■ **Task goal**:
Exactly retype the lines from the one containing "Reproduce this chart with Plotly.js." through the one containing "const sizes = [11, 10, 10, 12, 12, 11, 12];"; both ends count, pictures do not.

Source data
= = = = =
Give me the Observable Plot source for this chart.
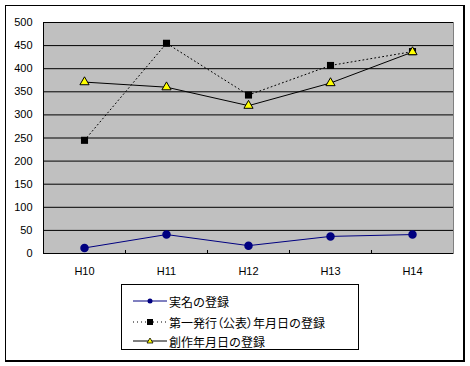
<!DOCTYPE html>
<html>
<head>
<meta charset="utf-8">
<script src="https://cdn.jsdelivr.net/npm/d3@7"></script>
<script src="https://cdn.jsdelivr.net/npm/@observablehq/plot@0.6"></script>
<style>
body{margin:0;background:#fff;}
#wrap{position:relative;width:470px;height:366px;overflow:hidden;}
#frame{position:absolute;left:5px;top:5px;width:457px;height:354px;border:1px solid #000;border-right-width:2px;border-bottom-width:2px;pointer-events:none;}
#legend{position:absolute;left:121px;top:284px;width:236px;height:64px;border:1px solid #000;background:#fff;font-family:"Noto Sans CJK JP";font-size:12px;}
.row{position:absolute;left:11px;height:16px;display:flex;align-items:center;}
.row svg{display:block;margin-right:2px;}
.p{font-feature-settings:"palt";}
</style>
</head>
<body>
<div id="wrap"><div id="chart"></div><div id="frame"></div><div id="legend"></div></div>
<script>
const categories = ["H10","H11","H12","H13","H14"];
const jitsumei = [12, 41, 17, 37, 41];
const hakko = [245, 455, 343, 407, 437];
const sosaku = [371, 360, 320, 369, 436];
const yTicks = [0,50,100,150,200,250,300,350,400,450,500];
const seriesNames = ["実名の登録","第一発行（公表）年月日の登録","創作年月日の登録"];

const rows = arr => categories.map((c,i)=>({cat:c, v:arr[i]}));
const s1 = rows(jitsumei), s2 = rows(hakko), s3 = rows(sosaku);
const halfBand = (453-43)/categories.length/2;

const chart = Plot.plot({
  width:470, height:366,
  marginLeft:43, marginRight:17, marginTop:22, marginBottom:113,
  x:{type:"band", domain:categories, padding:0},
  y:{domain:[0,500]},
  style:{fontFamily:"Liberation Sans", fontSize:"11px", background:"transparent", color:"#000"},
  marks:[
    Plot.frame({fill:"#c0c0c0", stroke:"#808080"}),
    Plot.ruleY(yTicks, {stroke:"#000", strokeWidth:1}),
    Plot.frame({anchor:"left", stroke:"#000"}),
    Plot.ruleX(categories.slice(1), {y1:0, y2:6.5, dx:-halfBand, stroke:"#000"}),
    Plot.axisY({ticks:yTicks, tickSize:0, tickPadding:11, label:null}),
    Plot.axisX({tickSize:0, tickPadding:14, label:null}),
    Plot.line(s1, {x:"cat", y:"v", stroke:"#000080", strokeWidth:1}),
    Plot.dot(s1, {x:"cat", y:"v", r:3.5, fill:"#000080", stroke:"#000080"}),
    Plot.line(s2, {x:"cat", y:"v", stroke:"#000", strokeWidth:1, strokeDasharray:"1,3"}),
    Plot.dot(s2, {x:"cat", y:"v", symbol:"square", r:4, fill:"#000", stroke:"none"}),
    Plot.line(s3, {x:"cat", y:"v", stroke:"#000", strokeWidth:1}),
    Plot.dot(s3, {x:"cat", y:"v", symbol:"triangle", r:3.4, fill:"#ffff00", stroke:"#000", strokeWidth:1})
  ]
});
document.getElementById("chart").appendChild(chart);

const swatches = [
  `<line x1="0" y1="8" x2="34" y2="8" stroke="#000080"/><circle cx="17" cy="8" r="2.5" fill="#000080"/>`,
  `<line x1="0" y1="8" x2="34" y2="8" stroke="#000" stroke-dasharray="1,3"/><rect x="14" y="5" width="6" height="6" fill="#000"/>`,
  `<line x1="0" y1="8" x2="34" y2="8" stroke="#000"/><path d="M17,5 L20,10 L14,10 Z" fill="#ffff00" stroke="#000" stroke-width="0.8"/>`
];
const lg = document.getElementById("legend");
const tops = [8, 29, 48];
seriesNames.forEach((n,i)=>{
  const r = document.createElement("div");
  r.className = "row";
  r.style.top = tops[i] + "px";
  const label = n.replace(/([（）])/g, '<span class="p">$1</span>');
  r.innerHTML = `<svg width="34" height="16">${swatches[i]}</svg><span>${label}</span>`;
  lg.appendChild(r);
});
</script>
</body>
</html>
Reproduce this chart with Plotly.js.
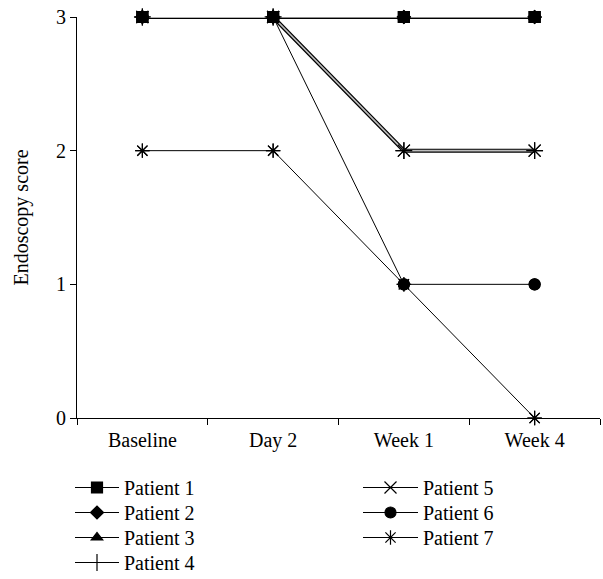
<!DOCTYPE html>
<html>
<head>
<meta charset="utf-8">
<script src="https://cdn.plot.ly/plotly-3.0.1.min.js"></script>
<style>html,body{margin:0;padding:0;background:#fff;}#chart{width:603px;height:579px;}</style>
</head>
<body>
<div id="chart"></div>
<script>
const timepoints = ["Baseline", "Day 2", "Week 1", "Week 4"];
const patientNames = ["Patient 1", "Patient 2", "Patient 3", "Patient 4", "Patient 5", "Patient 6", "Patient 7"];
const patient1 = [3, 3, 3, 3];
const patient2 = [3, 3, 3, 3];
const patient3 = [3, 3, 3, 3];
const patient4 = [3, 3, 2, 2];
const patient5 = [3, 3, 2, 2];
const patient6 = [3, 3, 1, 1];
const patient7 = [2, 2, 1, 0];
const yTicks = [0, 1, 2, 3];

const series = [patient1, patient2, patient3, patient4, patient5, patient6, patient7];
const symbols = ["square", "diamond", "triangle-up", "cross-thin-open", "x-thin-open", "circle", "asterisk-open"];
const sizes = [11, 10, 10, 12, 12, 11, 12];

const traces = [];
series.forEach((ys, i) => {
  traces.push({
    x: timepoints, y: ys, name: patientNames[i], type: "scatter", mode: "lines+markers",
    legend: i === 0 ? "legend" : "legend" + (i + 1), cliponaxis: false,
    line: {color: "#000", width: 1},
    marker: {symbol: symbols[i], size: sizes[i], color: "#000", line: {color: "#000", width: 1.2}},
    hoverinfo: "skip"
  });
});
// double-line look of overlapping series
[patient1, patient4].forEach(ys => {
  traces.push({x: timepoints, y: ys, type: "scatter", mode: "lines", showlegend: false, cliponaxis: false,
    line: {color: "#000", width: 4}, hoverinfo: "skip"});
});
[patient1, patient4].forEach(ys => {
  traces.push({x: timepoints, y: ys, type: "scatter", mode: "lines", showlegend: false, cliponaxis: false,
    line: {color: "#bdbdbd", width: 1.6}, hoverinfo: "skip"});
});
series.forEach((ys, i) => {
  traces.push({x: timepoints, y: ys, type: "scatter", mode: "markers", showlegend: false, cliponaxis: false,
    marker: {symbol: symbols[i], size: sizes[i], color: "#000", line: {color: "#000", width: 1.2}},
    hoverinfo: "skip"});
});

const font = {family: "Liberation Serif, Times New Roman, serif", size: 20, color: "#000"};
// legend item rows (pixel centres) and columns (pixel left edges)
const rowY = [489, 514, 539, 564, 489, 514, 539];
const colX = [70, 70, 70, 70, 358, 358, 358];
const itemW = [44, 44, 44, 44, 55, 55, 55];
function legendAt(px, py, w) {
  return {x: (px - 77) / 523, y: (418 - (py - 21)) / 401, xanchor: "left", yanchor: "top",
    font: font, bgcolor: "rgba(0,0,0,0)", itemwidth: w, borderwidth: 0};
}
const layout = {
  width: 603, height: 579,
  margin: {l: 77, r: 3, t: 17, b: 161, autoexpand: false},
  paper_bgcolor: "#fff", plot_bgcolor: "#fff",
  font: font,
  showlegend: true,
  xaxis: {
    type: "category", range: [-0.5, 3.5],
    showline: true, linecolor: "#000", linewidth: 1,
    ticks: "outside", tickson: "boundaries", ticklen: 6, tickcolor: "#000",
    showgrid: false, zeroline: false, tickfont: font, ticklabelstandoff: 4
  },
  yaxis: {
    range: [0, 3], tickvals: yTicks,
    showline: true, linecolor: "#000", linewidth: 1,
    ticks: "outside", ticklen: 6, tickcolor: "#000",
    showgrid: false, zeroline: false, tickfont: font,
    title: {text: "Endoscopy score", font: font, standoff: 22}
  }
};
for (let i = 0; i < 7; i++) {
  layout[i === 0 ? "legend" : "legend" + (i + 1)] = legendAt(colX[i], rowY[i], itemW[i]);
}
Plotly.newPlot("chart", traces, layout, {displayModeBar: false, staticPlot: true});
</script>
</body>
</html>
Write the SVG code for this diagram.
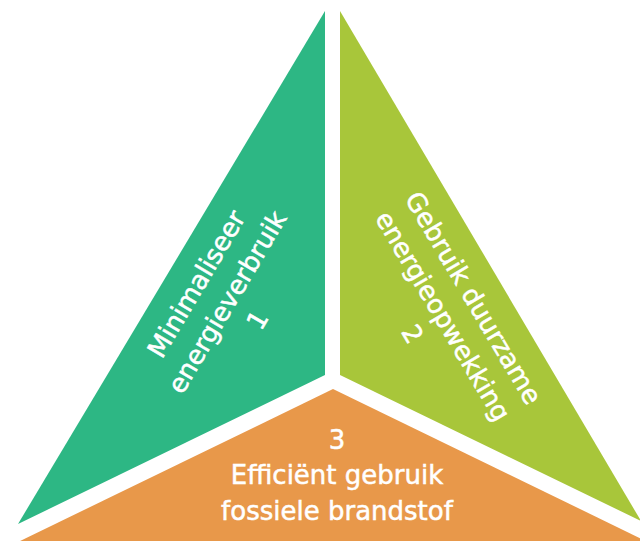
= = = = =
■ **Written solution**:
Reproduce this chart with Plotly.js.
<!DOCTYPE html>
<html>
<head>
<meta charset="utf-8">
<script src="https://cdn.plot.ly/plotly-3.0.1.min.js"></script>
<style>html,body{margin:0;padding:0;background:#fff;}#chart{width:603px;height:579px;}</style>
</head>
<body>
<div id="chart"></div>
<script>
const timepoints = ["Baseline", "Day 2", "Week 1", "Week 4"];
const patientNames = ["Patient 1", "Patient 2", "Patient 3", "Patient 4", "Patient 5", "Patient 6", "Patient 7"];
const patient1 = [3, 3, 3, 3];
const patient2 = [3, 3, 3, 3];
const patient3 = [3, 3, 3, 3];
const patient4 = [3, 3, 2, 2];
const patient5 = [3, 3, 2, 2];
const patient6 = [3, 3, 1, 1];
const patient7 = [2, 2, 1, 0];
const yTicks = [0, 1, 2, 3];

const series = [patient1, patient2, patient3, patient4, patient5, patient6, patient7];
const symbols = ["square", "diamond", "triangle-up", "cross-thin-open", "x-thin-open", "circle", "asterisk-open"];
const sizes = [11, 10, 10, 12, 12, 11, 12];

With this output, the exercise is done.